Conducted by the International Golf Federation, which comprises the national governing bodies of more than 125 countries, the World Amateur Team Championships are a biennial international amateur golf competition that rotates among three geographic zones of the world: Asia/Pacific, Americas and Europe/Africa.
Coming to Europe for the first time since the founding of the MGA, this will be Malta’s first show in this prestigious event considered as the “Olympics” for amateur golf. Our participation has indeed become possible partly through the funding grant by the Maltese Olympic Committee as well as through the generous support of a handful of RMGC members.

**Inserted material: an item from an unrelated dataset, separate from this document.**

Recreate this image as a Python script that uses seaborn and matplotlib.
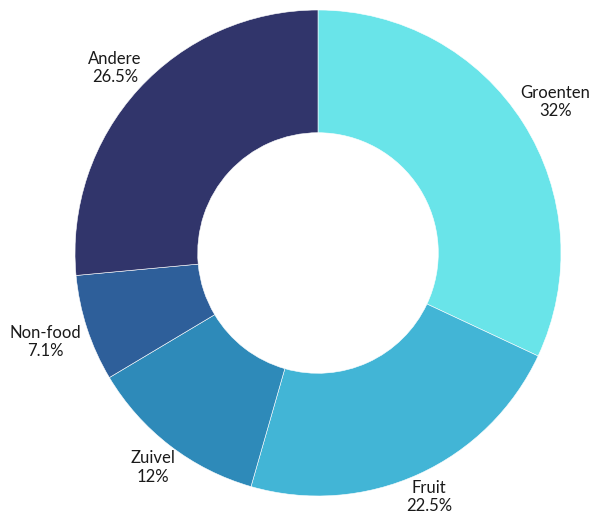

The Championships actually kick off today with the Espirito Santo Trophy for the Ladies who will play on the Old and New Courses of the Gloria Golf Club. Just like their male compatriots, who will play the Eisenhower Trophy next week at Cornelia Golf Club and Antalya Golf Club (PGA Sulton Course), each team has two or three players, who each play 18 holes of stroke play over four days. In each round, the total of the two lowest scores from each team will constitute the team score for the round. The four-day (72-hole) total will be the team’s score for the championship.
The Old and New Course at Gloria Golf Club will be set up at 6,203 yards (5,670 meters) and 6,197 yards (5,665 meters), respectively, and both will play to par of 37-35=72.

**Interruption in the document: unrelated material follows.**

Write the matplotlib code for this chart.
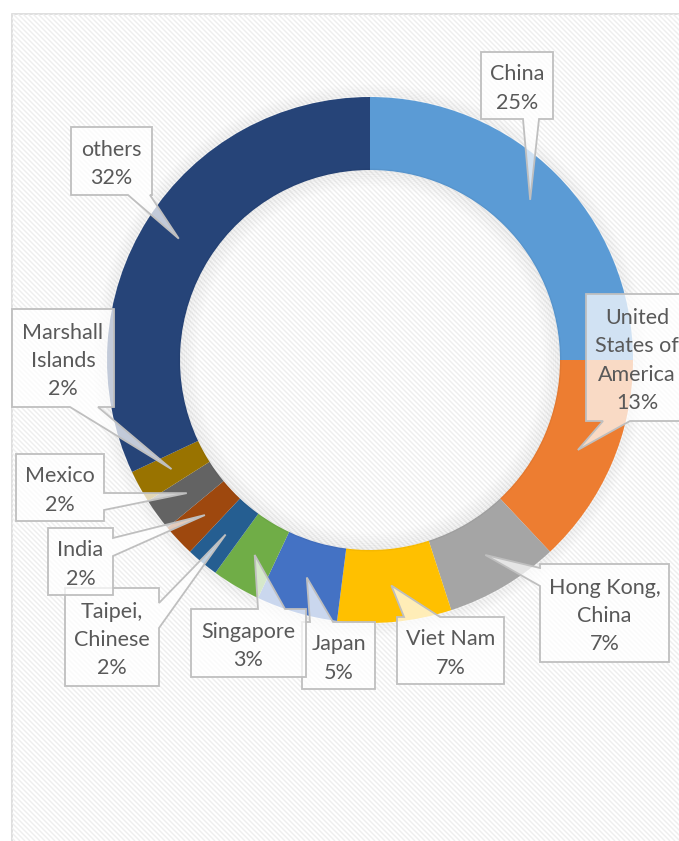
import numpy as np
import matplotlib
matplotlib.use('Agg')
import matplotlib.pyplot as plt
from matplotlib.patches import Polygon, Rectangle, Circle
from matplotlib.collections import LineCollection

plt.rcParams['font.family'] = ['Lato', 'DejaVu Sans']

# share of each partner (%), clockwise from 12 o'clock
countries = ['China', 'United\nStates of\nAmerica', 'Hong Kong,\nChina', 'Viet Nam', 'Japan',
             'Singapore', 'Taipei,\nChinese', 'India', 'Mexico', 'Marshall\nIslands', 'others']
shares = [25, 13, 7, 7, 5, 3, 2, 2, 2, 2, 32]
colors = ['#5B9BD5', '#ED7D31', '#A5A5A5', '#FFC000', '#4472C4', '#70AD47',
          '#255E91', '#9E480E', '#636363', '#997300', '#264478']

W, H = 679, 841
cx, cy = 370, 360          # donut centre (pixels from top-left)
r_out, r_in = 263, 190

# callout boxes in pixels: (x0, y0, x1, y1), side the pointer leaves from, base of pointer
boxes = [
    ((481, 52, 553, 119), 'bottom', (523, 539)),
    ((586, 294, 700, 421), 'bottom', (603, 630)),
    ((540, 564, 669, 662), 'left', (568, 586)),
    ((397, 617, 504, 684), 'top', (404, 440)),
    ((302, 622, 375, 689), 'top', (310, 333)),
    ((191, 609, 306, 677), 'top', (258, 285)),
    ((65, 588, 159, 686), 'right', (603, 628)),
    ((48, 528, 113, 595), 'right', (538, 556)),
    ((16, 454, 104, 521), 'right', (493, 510)),
    ((12, 309, 114, 407), 'bottom', (70, 98)),
    ((71, 127, 152, 195), 'bottom', (128, 150)),
]

fig = plt.figure(figsize=(W / 100, H / 100), dpi=100)
ax = fig.add_axes([0, 0, 1, 1])

# chart area with diagonal stripes (runs off the right and bottom edges)
area = Rectangle((12, -10), W + 10, H - 14 + 10, facecolor='white', edgecolor='#d9d9d9',
                 lw=1.2, zorder=0)
ax.add_patch(area)
xs = np.arange(-H, W + H, 5.0)
segs = [[(x, H), (x + H, 0)] for x in xs]
stripes = LineCollection(segs, colors='#eeeeee', linewidths=1.0, zorder=0.5)
ax.add_collection(stripes)
stripes.set_clip_path(area)

# soft shadow just outside the ring
for i in range(8):
    ax.add_patch(Circle((cx, H - cy), r_out + 1 + i * 1.6, facecolor='none', edgecolor='black',
                        lw=1.8, alpha=0.03 * (8 - i) / 8, zorder=0.8))

wedges, _ = ax.pie(shares, colors=colors, radius=r_out, center=(cx, H - cy), startangle=90,
                   counterclock=False, wedgeprops=dict(width=r_out - r_in, linewidth=0))

# inner shadow of the hole
for i in range(10):
    ring = Circle((cx, H - cy), r_in - i * 1.8, facecolor='none', edgecolor='black',
                  lw=2.0, alpha=0.04 * (10 - i) / 10, zorder=3)
    ax.add_patch(ring)

for w, name, val, (box, side, (a, b)) in zip(wedges, countries, shares, boxes):
    mid = np.deg2rad((w.theta1 + w.theta2) / 2)
    rm = (r_out + r_in) / 2
    tip = (cx + rm * np.cos(mid), cy - rm * np.sin(mid))
    x0, y0, x1, y1 = box
    pts = [(x0, y0)]
    if side == 'top':
        pts += [(a, y0), tip, (b, y0)]
    pts += [(x1, y0)]
    if side == 'right':
        pts += [(x1, a), tip, (x1, b)]
    pts += [(x1, y1)]
    if side == 'bottom':
        pts += [(b, y1), tip, (a, y1)]
    pts += [(x0, y1)]
    if side == 'left':
        pts += [(x0, b), tip, (x0, a)]
    pts = [(px, H - py) for px, py in pts]
    ax.add_patch(Polygon(pts, closed=True, facecolor=(1, 1, 1, 0.72), edgecolor='#bfbfbf',
                         lw=1.3, zorder=4))
    tx = (x0 + x1) / 2
    if x1 > W:
        tx = 637
    ax.text(tx, H - (y0 + y1) / 2 - 3, f'{name}\n{val}%', ha='center', va='center',
            fontsize=15.5, color='#595959', linespacing=1.52, zorder=5)

ax.set_xlim(0, W)
ax.set_ylim(0, H)
ax.set_aspect('auto')
ax.axis('off')

plt.savefig('out.png', dpi=100)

Cornelia Golf Club will be set up at 6,886 yards (6,293 meters) and will play to par of 36-36=72. The PGA Sultan Course at Antalya Golf Club will be set up at 6,954 yards (6,359 meters) and will play to a par of 35-36=71.
A record number of 53 teams will compete for the Women’s World Amateur Team Championship, surpassing the previous record of 52 in Argentina in 2010. The World Amateur Team Championship will have 72 teams, another record number, which tops the previous mark of 70 in South Africa in 2006.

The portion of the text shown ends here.